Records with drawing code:
···

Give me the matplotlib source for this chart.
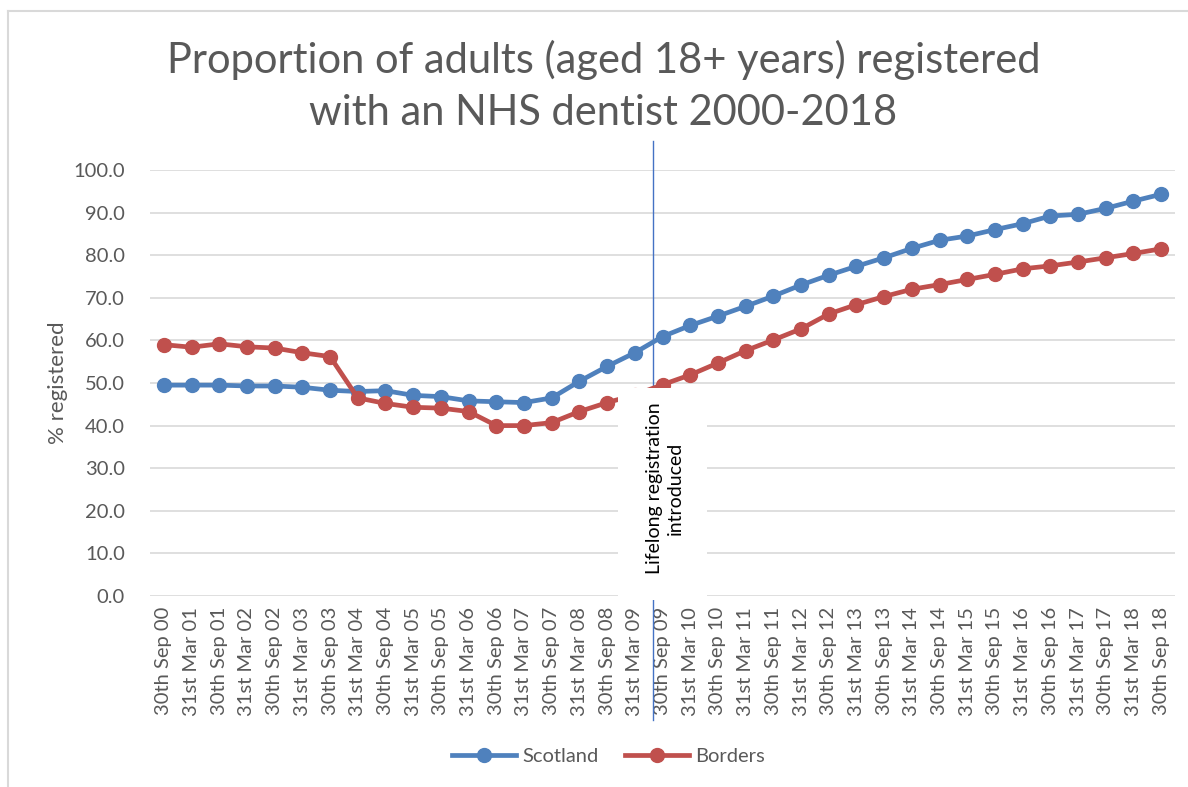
import numpy as np
import matplotlib.pyplot as plt
from matplotlib.patches import Rectangle
from matplotlib.lines import Line2D

plt.rcParams['font.family'] = ['Lato', 'DejaVu Sans']

# 30th Sep 00 ... 30th Sep 18, half-yearly
labels = []
for yr in range(0, 19):
    if yr > 0:
        labels.append('31st Mar %02d' % yr)
    labels.append('30th Sep %02d' % yr)

scotland = [49.5, 49.5, 49.5, 49.3, 49.3, 49.0, 48.3, 48.0, 48.2, 47.1,
            46.8, 45.8, 45.6, 45.4, 46.5, 50.4, 53.9, 57.1, 60.9, 63.5,
            65.7, 68.0, 70.4, 73.0, 75.3, 77.4, 79.4, 81.6, 83.5, 84.5,
            86.0, 87.4, 89.2, 89.6, 91.0, 92.7, 94.3]
borders = [59.0, 58.4, 59.2, 58.5, 58.2, 57.1, 56.2, 46.5, 45.2, 44.3,
           44.1, 43.3, 40.0, 40.0, 40.7, 43.3, 45.4, 47.2, 49.6, 51.9,
           54.7, 57.6, 60.1, 62.7, 66.2, 68.4, 70.3, 72.0, 73.1, 74.3,
           75.5, 76.8, 77.5, 78.4, 79.4, 80.4, 81.5]

grey = '#595959'
x = np.arange(len(labels))

fig = plt.figure(figsize=(11.88, 7.87), dpi=100)
ax = fig.add_axes([150/1188, 1-596/787, 1025/1188, 426/787])

ax.plot(x, scotland, color='#4F81BD', lw=3.4, marker='o', ms=10, label='Scotland', zorder=3)
ax.plot(x, borders, color='#C0504D', lw=3.4, marker='o', ms=10, label='Borders', zorder=3)

ax.set_xlim(-0.5, len(labels) - 0.5)
ax.set_ylim(0, 100)
ax.set_yticks(np.arange(0, 101, 10))
ax.set_yticklabels(['%.1f' % v for v in np.arange(0, 101, 10)])
ax.set_xticks(x)
ax.set_xticklabels(labels, rotation=90)
ax.tick_params(axis='both', length=0, colors=grey, labelsize=14.5)
ax.tick_params(axis='y', pad=18)
ax.tick_params(axis='x', pad=8)
ax.grid(axis='y', color='#d9d9d9', lw=1.2)
ax.set_axisbelow(True)
for s in ax.spines.values():
    s.set_visible(False)
ax.set_ylabel('% registered', color=grey, fontsize=16, labelpad=4)

# lifelong registration marker
ax.plot([17.65, 17.65], [-29, 106.7], color='#4472C4', lw=1, clip_on=False, zorder=2)
ax.add_patch(Rectangle((16.4, -1), 3.2, 49.9, facecolor='white', edgecolor='none',
                       clip_on=False, zorder=4))
ax.text(18.1, 25.2, 'Lifelong registration\nintroduced', rotation=90, ha='center',
        va='center', multialignment='center', fontsize=14, color='black',
        linespacing=1.3, zorder=5)

fig.text(0.508, 0.891, 'Proportion of adults (aged 18+ years) registered\nwith an NHS dentist 2000-2018',
         ha='center', va='center', fontsize=30, color=grey, linespacing=1.45)

ax.legend(loc='upper center', bbox_to_anchor=(0.447, -0.315), ncol=2, frameon=False,
          fontsize=14.5, labelcolor=grey, handlelength=3.2, handletextpad=0.3,
          columnspacing=1.3)

# chart area border (cropped screenshot)
fig.add_artist(Line2D([8/1188, 8/1188], [0, 1-11/787], color='#d9d9d9', lw=1.5))
fig.add_artist(Line2D([8/1188, 1], [1-11/787, 1-11/787], color='#d9d9d9', lw=1.5))

plt.savefig('out.png', dpi=100)
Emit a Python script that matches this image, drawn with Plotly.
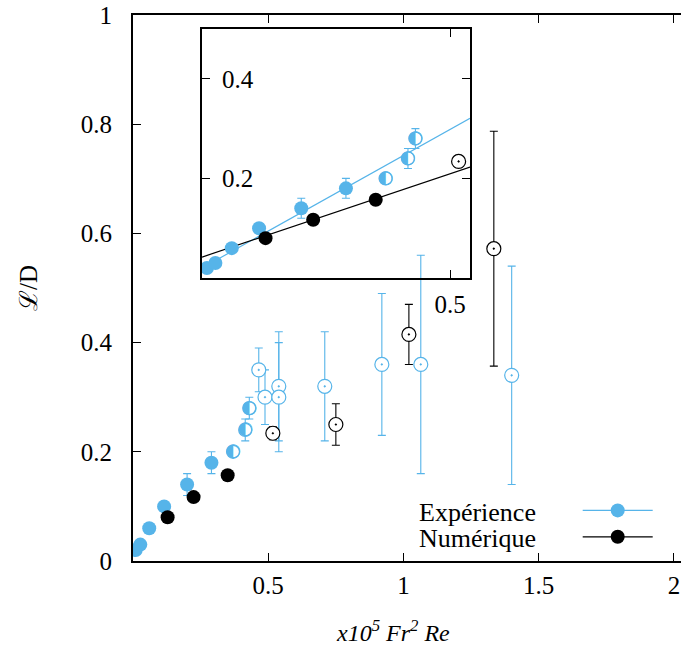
import plotly.graph_objects as go

BLUE = "#56b4e9"
BLACK = "#000000"
FONT = "Liberation Serif"

# ---- Expérience (blue) ----
exp_full_x = [0.010, 0.027, 0.060, 0.115, 0.200, 0.290]
exp_full_y = [0.020, 0.030, 0.060, 0.100, 0.140, 0.180]
exp_full_err = [0, 0, 0, 0, 0.02, 0.02]

exp_half_x = [0.370, 0.415, 0.430]
exp_half_y = [0.200, 0.240, 0.280]
exp_half_err = [0, 0.02, 0.02]

exp_open_x = [0.465, 0.488, 0.539, 0.539, 0.709, 0.920, 1.064, 1.400]
exp_open_y = [0.350, 0.300, 0.320, 0.300, 0.320, 0.360, 0.360, 0.340]
exp_open_err = [0.04, 0.05, 0.10, 0.10, 0.10, 0.13, 0.20, 0.20]

# ---- Numérique (black) ----
num_full_x = [0.128, 0.224, 0.350]
num_full_y = [0.080, 0.117, 0.157]
num_open_x = [0.517, 0.750, 1.020, 1.334]
num_open_y = [0.234, 0.250, 0.415, 0.572]
num_open_err = [0.012, 0.038, 0.055, 0.215]

# linear fits shown in the inset (slope, intercept)
fit_exp = (0.557, 0.020)
fit_num = (0.335, 0.042)

# axes
main_xrange = [0, 2.026]
main_yrange = [0, 1]
main_xticks = [0.5, 1, 1.5, 2]
main_xtext = ["0.5", "1", "1.5", "2"]
main_yticks = [0, 0.2, 0.4, 0.6, 0.8, 1]
main_ytext = ["0", "0.2", "0.4", "0.6", "0.8", "1"]
inset_xrange = [0, 0.54]
inset_yrange = [0, 0.5]
inset_xticks = [0.5]
inset_yticks = [0.2, 0.4]

MS = 14

fig = go.Figure()


def err(arr, color):
    return dict(type="data", array=arr, color=color, thickness=1.1, width=4)


def add_series(xa, ya, inset=False):
    if inset:
        fx = inset_xrange
        fig.add_trace(go.Scatter(x=fx, y=[fit_exp[0] * v + fit_exp[1] for v in fx],
                                 mode="lines", line=dict(color=BLUE, width=1.2),
                                 xaxis=xa, yaxis=ya, showlegend=False, hoverinfo="skip"))
        fig.add_trace(go.Scatter(x=fx, y=[fit_num[0] * v + fit_num[1] for v in fx],
                                 mode="lines", line=dict(color=BLACK, width=1.2),
                                 xaxis=xa, yaxis=ya, showlegend=False, hoverinfo="skip"))
    else:
        fig.add_trace(go.Scatter(x=exp_open_x, y=exp_open_y, mode="markers",
                                 error_y=err(exp_open_err, BLUE),
                                 marker=dict(symbol="circle-dot", size=MS, color="white",
                                             line=dict(color=BLUE, width=1.2)),
                                 xaxis=xa, yaxis=ya, showlegend=False))
    ox = [v for v in num_open_x if v <= inset_xrange[1]] if inset else num_open_x
    n = len(ox)
    fig.add_trace(go.Scatter(x=ox, y=num_open_y[:n], mode="markers",
                             error_y=err(num_open_err[:n], BLACK),
                             marker=dict(symbol="circle-dot", size=MS, color="white",
                                         line=dict(color=BLACK, width=1.2)),
                             xaxis=xa, yaxis=ya, showlegend=False))
    fig.add_trace(go.Scatter(x=exp_full_x, y=exp_full_y, mode="markers",
                             error_y=err(exp_full_err, BLUE),
                             marker=dict(symbol="circle", size=MS, color=BLUE),
                             xaxis=xa, yaxis=ya, showlegend=False))
    fig.add_trace(go.Scatter(x=exp_half_x, y=exp_half_y, mode="markers+text",
                             error_y=err(exp_half_err, BLUE),
                             marker=dict(symbol="circle", size=MS - 1, color="white",
                                         line=dict(color=BLUE, width=1.2)),
                             text=["◐"] * len(exp_half_x), textposition="middle center",
                             textfont=dict(family="DejaVu Sans", size=18, color=BLUE),
                             xaxis=xa, yaxis=ya, showlegend=False))
    fig.add_trace(go.Scatter(x=num_full_x, y=num_full_y, mode="markers",
                             marker=dict(symbol="circle", size=MS, color=BLACK),
                             xaxis=xa, yaxis=ya, showlegend=False))


add_series("x", "y")
add_series("x2", "y2", inset=True)

# legend samples
fig.add_trace(go.Scatter(x=[None], y=[None], mode="lines+markers", name=" ",
                         line=dict(color=BLUE, width=1.2),
                         marker=dict(size=MS, color=BLUE), showlegend=True))
fig.add_trace(go.Scatter(x=[None], y=[None], mode="lines+markers", name=" ",
                         line=dict(color=BLACK, width=1.2),
                         marker=dict(size=MS, color=BLACK), showlegend=True))

axis_common = dict(showgrid=False, zeroline=False, showline=True, linecolor="black",
                   linewidth=2, ticks="inside", ticklen=8, tickwidth=1, tickcolor="black",
                   automargin=False,
                   tickfont=dict(family=FONT, size=25, color="black"))

fig.update_layout(
    width=681, height=648,
    margin=dict(l=133, r=0, t=15, b=87),
    paper_bgcolor="white", plot_bgcolor="rgba(0,0,0,0)",
    font=dict(family=FONT, color="black"),
    xaxis=dict(axis_common, range=main_xrange, tickvals=main_xticks, ticktext=main_xtext,
               mirror="ticks", domain=[0, 1], ticklabelstandoff=1),
    yaxis=dict(axis_common, range=main_yrange, tickvals=main_yticks, ticktext=main_ytext,
               mirror=False, domain=[0, 1], ticklabelstandoff=14),
    xaxis2=dict(axis_common, range=inset_xrange, tickvals=inset_xticks, ticktext=["0.5"],
                mirror="ticks", domain=[0.1259, 0.6150], anchor="y2", ticklabelstandoff=3),
    yaxis2=dict(axis_common, range=inset_yrange, tickvals=inset_yticks, ticktext=["0.2", "0.4"],
                mirror="ticks", domain=[0.5183, 0.9744], anchor="x2",
                ticklabelposition="inside", ticklabelstandoff=14),
    showlegend=True,
    legend=dict(x=0.8115, y=0.126, xanchor="left", yanchor="top", bgcolor="rgba(0,0,0,0)",
                font=dict(family=FONT, size=18), itemwidth=70, tracegroupgap=0),
    annotations=[
        dict(text="<i>x10<sup>5</sup> Fr<sup>2</sup> Re</i>", xref="paper", yref="paper",
             x=0.474, y=-0.128, xanchor="center", yanchor="middle", showarrow=False,
             font=dict(family=FONT, size=24)),
        dict(text="ℒ/D", xref="paper", yref="paper", x=-0.1916, y=0.5, textangle=-90,
             xanchor="center", yanchor="middle", showarrow=False,
             font=dict(family=FONT, size=25)),
        dict(text="Expérience", xref="paper", yref="paper", x=0.739, y=0.0897,
             xanchor="right", yanchor="middle", showarrow=False, font=dict(family=FONT, size=26)),
        dict(text="Numérique", xref="paper", yref="paper", x=0.739, y=0.0421,
             xanchor="right", yanchor="middle", showarrow=False, font=dict(family=FONT, size=26)),
    ],
)

# remove the browser's default page margin so the figure fills the window exactly
fig.write_html("out.html", config={"displayModeBar": False},
               post_script="document.body.style.margin='0';")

···

Repeat the lines above, starting at the first and stopping after the line that holds "plt.rcParams['font.family'] = ['Lato', 'DejaVu", with the pictures left out.

Give me the matplotlib source for this chart.
import numpy as np
import matplotlib.pyplot as plt
from matplotlib.patches import Rectangle
from matplotlib.lines import Line2D

plt.rcParams['font.family'] = ['Lato', 'DejaVu Sans']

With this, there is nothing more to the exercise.